Por mais que seja uma cópia exata do final da Ira de Khan (inclusive repetindo falas do filme), considero o sacrifício de Kirk um dos melhores momentos do filme. A cena em que Spock encara Kirk cara-a-cara com seu amigo à beira da morte é uma das mais tristes já filmadas em Jornada. Por um lado, corrige um dos problemas de Generations, que foi a ausência de Spock numa história que lidava com a morte de Kirk. Por outro, ele aborda uma questão pertinente entre eles. Kirk e Spock não começaram como amigos nessa linha temporal. Foi necessário um empurrão do velho Spock para começar a aproximá-los. O triste nessa cena é que toda aquela amizade em potencial que poderiam ter tido jamais seria concretizada. Por isso, quando vemos Spock chorando é como se tomássemos um golpe no estômago.

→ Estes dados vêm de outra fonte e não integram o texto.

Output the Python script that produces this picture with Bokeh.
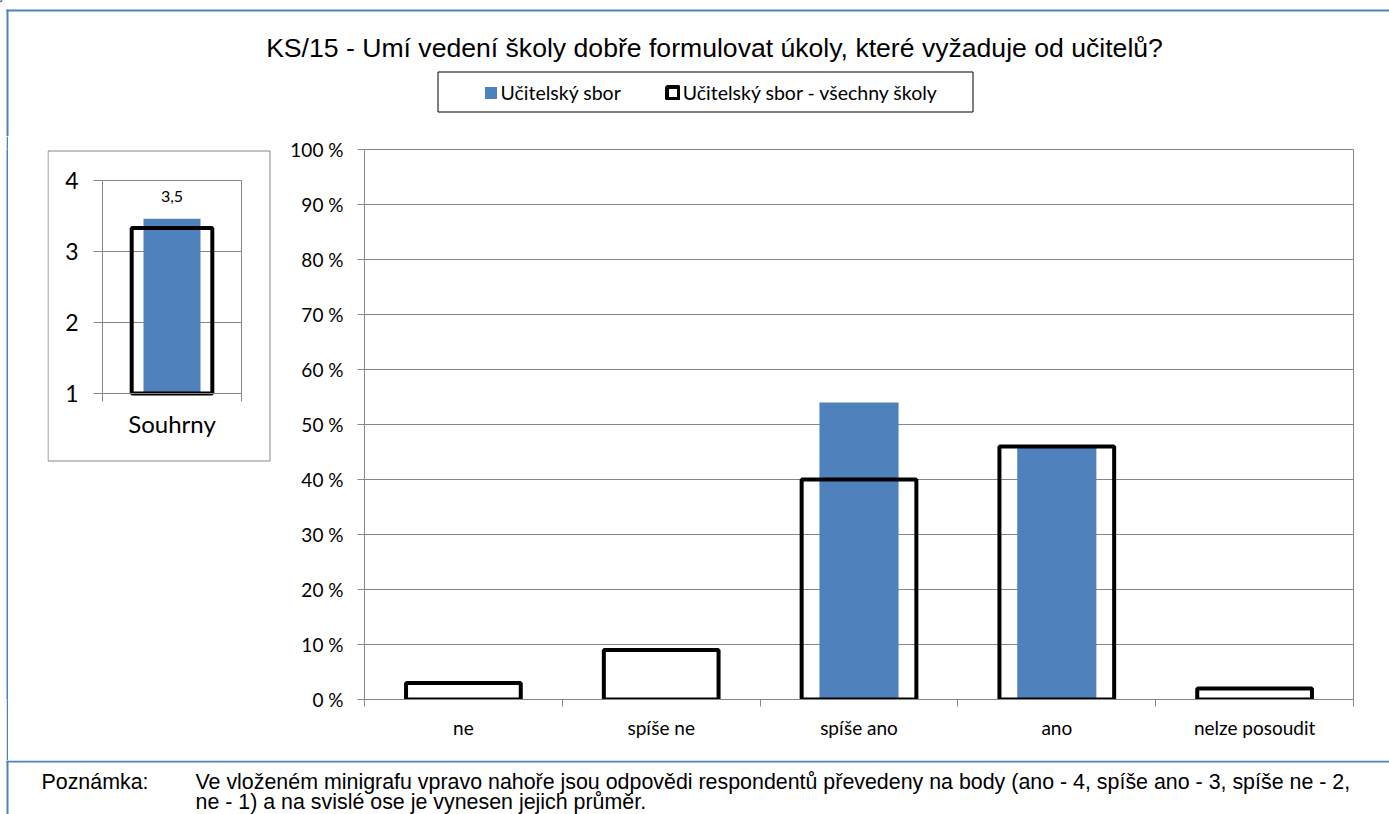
from bokeh.plotting import figure
from bokeh.layouts import column, row
from bokeh.models import Range1d, FixedTicker, Label, Legend, LegendItem, Spacer
from bokeh.embed import file_html
from bokeh.resources import INLINE
from bokeh.core.properties import value

# ---------------- data ----------------
title_text = "KS/15 - Umí vedení školy dobře formulovat úkoly, které vyžaduje od učitelů?"
series_names = ["Učitelský sbor", "Učitelský sbor - všechny školy"]
categories = ["ne", "spíše ne", "spíše ano", "ano", "nelze posoudit"]
school_pct = [0, 0, 54, 46, 0]
all_schools_pct = [3, 9, 40, 46, 2]
y_ticks = [0, 10, 20, 30, 40, 50, 60, 70, 80, 90, 100]
y_tick_labels = [f"{t} %" for t in y_ticks]

summary_category = ["Souhrny"]
summary_school = [3.46]
summary_all = [3.33]
summary_ticks = [1, 2, 3, 4]

note_label = "Poznámka:"
note_lines = [
    "Ve vloženém minigrafu vpravo nahoře jsou odpovědi respondentů převedeny na body (ano - 4, spíše ano - 3, spíše ne - 2,",
    "ne - 1) a na svislé ose je vynesen jejich průměr.",
]

# ---------------- styles ----------------
BLUE = "#4f81bd"
FRAME_BLUE = "#4f81bd"
GREY = "#868686"
CAL = "Lato"
ARIAL = "Liberation Sans"

# page layout (page pixel coordinates)
PX0, PX1 = 0, 1389
HEAD_Y1 = 136
ROW_Y0, ROW_Y1 = HEAD_Y1, 760
NOTE_Y0, NOTE_Y1 = 760, 814
STRIP_X0, STRIP_X1 = 6, 8
MINI_X0, MINI_X1 = 8, 282
MINI_FRAME_L = 47

# main frame in page px
M_L, M_R, M_T, M_B = 364, 1353, 149, 699
# mini plot area in page px (value 1 at N_B, value 4 at N_T)
N_L, N_R, N_T, N_B = 102, 241, 180, 393
N_K = (N_B - N_T) / 3.0  # px per point
N_W = (N_R - N_L)        # px per category


def base_fig(**kw):
    p = figure(toolbar_location=None, output_backend="svg", **kw)
    p.background_fill_color = "white"
    p.border_fill_color = "white"
    return p


def plain_fig(w, h, y0, y1):
    p = base_fig(width=w, height=h, x_range=Range1d(PX0, PX1), y_range=Range1d(y1, y0),
                 x_axis_type=None, y_axis_type=None, min_border=0)
    p.outline_line_color = None
    p.grid.visible = False
    return p


# ---------------- header: title + legend ----------------
hp = plain_fig(PX1 - PX0, HEAD_Y1, 0, HEAD_Y1)
hp.quad(left=[STRIP_X0], right=[PX1], top=[9], bottom=[11], fill_color=FRAME_BLUE, line_color=None)
hp.quad(left=[STRIP_X0], right=[STRIP_X1], top=[9], bottom=[HEAD_Y1], fill_color=FRAME_BLUE, line_color=None)
hp.text(x=[714], y=[47], text=[title_text], text_align="center", text_baseline="middle",
        text_font=value(ARIAL), text_font_size="26.6px", text_color="black")
# legend frame
hp.quad(left=[437.5], right=[972.5], top=[71.5], bottom=[111.5], fill_alpha=0,
        line_color="black", line_width=1)
# legend proxies carrying the two series' styles (placed far off-canvas, zero size)
lg_blue = hp.vbar(x=[-10000], top=[-10000], bottom=[-10000], width=0, fill_color=BLUE, line_color=None)
lg_black = hp.vbar(x=[-10000], top=[-10000], bottom=[-10000], width=0, fill_alpha=0,
                   line_color="black", line_width=4)
legend = Legend(items=[LegendItem(label=series_names[0], renderers=[lg_blue]),
                       LegendItem(label=series_names[1], renderers=[lg_black])],
                orientation="horizontal", location=(482.5, HEAD_Y1 - 104), padding=0, margin=0,
                spacing=44, glyph_width=15, glyph_height=15, label_standoff=3,
                label_text_font=CAL, label_text_font_size="19.5px", label_text_color="black",
                border_line_color=None, background_fill_alpha=0)
hp.add_layout(legend)

row_h = ROW_Y1 - ROW_Y0

# ---------------- blue left border strip ----------------
strip = figure(width=STRIP_X1 - STRIP_X0, height=row_h, toolbar_location=None, output_backend="svg",
               x_axis_type=None, y_axis_type=None, min_border=0)
strip.background_fill_color = FRAME_BLUE
strip.border_fill_color = FRAME_BLUE
strip.outline_line_color = None
strip.grid.visible = False

# ---------------- mini chart ----------------
mini = base_fig(width=MINI_X1 - MINI_X0, height=row_h,
                x_range=Range1d((MINI_FRAME_L - N_L) / N_W, (MINI_X1 - N_L) / N_W),
                y_range=Range1d(1 - (M_B - N_B) / N_K, 4 + (N_T - M_T) / N_K),
                min_border_left=MINI_FRAME_L - MINI_X0, min_border_right=0,
                min_border_top=M_T - ROW_Y0, min_border_bottom=ROW_Y1 - M_B)
mini.outline_line_color = None
mini.xgrid.visible = False
mini.ygrid.visible = False
mini_centers = [i + 0.5 for i in range(len(summary_category))]
mini.xaxis.ticker = FixedTicker(ticks=mini_centers, minor_ticks=list(range(len(summary_category) + 1)))
mini.xaxis.major_label_overrides = {c: s for c, s in zip(mini_centers, summary_category)}
mini.xaxis.fixed_location = summary_ticks[0]
mini.xaxis.bounds = (0, len(summary_category))
mini.yaxis.ticker = FixedTicker(ticks=summary_ticks)
mini.yaxis.fixed_location = 0
mini.yaxis.bounds = (summary_ticks[0], summary_ticks[-1])
for ax in (mini.xaxis[0], mini.yaxis[0]):
    ax.axis_line_color = GREY
    ax.major_label_text_font = CAL
    ax.major_label_text_color = "black"
    ax.minor_tick_line_color = GREY
    ax.major_tick_line_color = GREY
mini.xaxis.major_tick_line_color = None
mini.xaxis.major_tick_out = 0
mini.xaxis.major_tick_in = 0
mini.xaxis.minor_tick_out = 8
mini.xaxis.minor_tick_in = 0
mini.xaxis.major_label_text_font_size = "24px"
mini.xaxis.major_label_standoff = 7
mini.yaxis.major_tick_out = 9
mini.yaxis.major_tick_in = 0
mini.yaxis.minor_tick_line_color = None
mini.yaxis.major_label_text_font_size = "23px"
mini.yaxis.major_label_standoff = 15


def nx(X):
    return (X - N_L) / N_W


def ny(Y):
    return 1 + (N_B - Y) / N_K


# grid lines and right edge of the mini plot area
mini.segment(x0=0, x1=len(summary_category), y0=summary_ticks[1:], y1=summary_ticks[1:],
             line_color=GREY, line_width=1)
mini.segment(x0=len(summary_category), x1=len(summary_category), y0=summary_ticks[0],
             y1=summary_ticks[-1], line_color=GREY, line_width=1)
# grey chart box
mini.quad(left=[nx(47.5)], right=[nx(269.5)], top=[ny(150.5)], bottom=[ny(460.5)],
          fill_alpha=0, line_color=GREY, line_width=1)

mini.vbar(x=mini_centers, top=summary_school, bottom=summary_ticks[0], width=0.41,
          fill_color=BLUE, line_color=None)
mini.vbar(x=mini_centers, top=summary_all, bottom=summary_ticks[0], width=0.58, fill_alpha=0,
          line_color="black", line_width=4)
lab_txt = f"{summary_school[0]:.1f}".replace(".", ",")
mini.add_layout(Label(x=mini_centers[0], y=ny(196), text=lab_txt, text_align="center",
                      text_baseline="middle", text_font=CAL, text_font_size="16px",
                      text_color="black", background_fill_color="white", padding=9))

# ---------------- main chart ----------------
main = base_fig(width=PX1 - MINI_X1, height=row_h,
                x_range=Range1d(0, len(categories)), y_range=Range1d(0, 100),
                min_border_left=M_L - MINI_X1, min_border_right=PX1 - M_R,
                min_border_top=M_T - ROW_Y0, min_border_bottom=ROW_Y1 - M_B)
main.outline_line_color = GREY
main.xgrid.grid_line_color = None
main.ygrid.grid_line_color = GREY
centers = [i + 0.5 for i in range(len(categories))]
main.xaxis.ticker = FixedTicker(ticks=centers, minor_ticks=list(range(len(categories) + 1)))
main.xaxis.major_label_overrides = {c: s for c, s in zip(centers, categories)}
main.yaxis.ticker = FixedTicker(ticks=y_ticks)
main.ygrid.ticker = FixedTicker(ticks=y_ticks)
main.yaxis.major_label_overrides = {t: s for t, s in zip(y_ticks, y_tick_labels)}
for ax in (main.xaxis[0], main.yaxis[0]):
    ax.axis_line_color = GREY
    ax.major_label_text_font = CAL
    ax.major_label_text_color = "black"
    ax.major_label_text_font_size = "19px"
    ax.minor_tick_line_color = GREY
    ax.major_tick_line_color = GREY
main.xaxis.major_tick_line_color = None
main.xaxis.major_tick_out = 0
main.xaxis.major_tick_in = 0
main.xaxis.minor_tick_out = 7
main.xaxis.minor_tick_in = 0
main.xaxis.major_label_standoff = 9
main.yaxis.major_tick_out = 7
main.yaxis.major_tick_in = 0
main.yaxis.minor_tick_line_color = None
main.yaxis.major_label_standoff = 14

main.vbar(x=centers, top=school_pct, bottom=0, width=0.4, fill_color=BLUE, line_color=None)
main.vbar(x=centers, top=all_schools_pct, bottom=0, width=0.58, fill_alpha=0,
          line_color="black", line_width=4)

# ---------------- note strip ----------------
npf = plain_fig(PX1 - PX0, NOTE_Y1 - NOTE_Y0, NOTE_Y0, NOTE_Y1)
npf.quad(left=[STRIP_X0], right=[PX1], top=[NOTE_Y0], bottom=[NOTE_Y0 + 2], fill_color=FRAME_BLUE, line_color=None)
npf.quad(left=[STRIP_X0], right=[STRIP_X1], top=[NOTE_Y0], bottom=[NOTE_Y1], fill_color=FRAME_BLUE, line_color=None)
npf.text(x=[41], y=[781], text=[note_label], text_align="left", text_baseline="middle",
         text_font=value(ARIAL), text_font_size="21.4px", text_color="black")
npf.text(x=[195, 195], y=[781, 801], text=note_lines, text_align="left", text_baseline="middle",
         text_font=value(ARIAL), text_font_size="21.4px", text_color="black")

layout = column(hp,
                row(Spacer(width=STRIP_X0, height=row_h), strip, mini, main, spacing=0),
                npf, spacing=0)
open("out.html", "w").write(file_html(layout, INLINE))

Só tiveram dois filmes juntos. É uma cena praticamente perfeita, carregada pela emoção.


Além disso, a morte de Kirk teria mostrado o quanto esta linha temporal é diferente e perigosa. Se no primeiro filme, Vulcano é destruída, e no segundo perdemos não somente Kirk (o protagonista) mas também Pike, qualquer coisa pode acontecer. Esse clima de incerteza funciona muito bem no contexto desses dois filmes.


Contudo, os roteiristas tiveram a audácia de ressuscitar Kirk, um ser humano, em menos de 10 minutos de filme.


Levemos em conta o fato de que ele estava encharcado de radiação. Trazer ele de volta era impossível. A transfusão do sangue geneticamente modificado só funcionaria se ele ainda estivesse respirando. Além do que, para que manter Khan vivo quando temos outros 78 corpos dentro de torpedos na nave? E quem disse que McCoy é capaz de realizar o processo. Em outras palavras, McCoy achou a cura para a morte. Isso está no mesmo nível que Paris tornando-se um mutante após cruzar velocidade Warp 10 em Voyager.


São tantas manobras de roteiro para manter seu protagonista que qualquer emoção e drama que o filme tinha até ali é completamente dizimado. Tudo em nome de um final feliz hollywoodiano, sacrificando uma narrativa mais ousada e ambiciosa.


O filme rendeu dinheiro, só que menos que o anterior. É fato que a recepção dividida desta produção fez com que a Paramount e Abrams repensassem bastante o futuro da franquia para evitar qualquer revés. No fim das contas, é um filme blockbuster bem produzido, que dá para assistir. Isso em si já o coloca num patamar bem acima de alguns dos piores episódios dos seriados.


A Paramount estava disposta a mais um filme com este elenco, até para capitalizar no aniversário de 50 anos da franquia. Contudo, Abrams voltaria apenas como produtor, pois havia assinado um enorme compromisso com outra franquia espacial.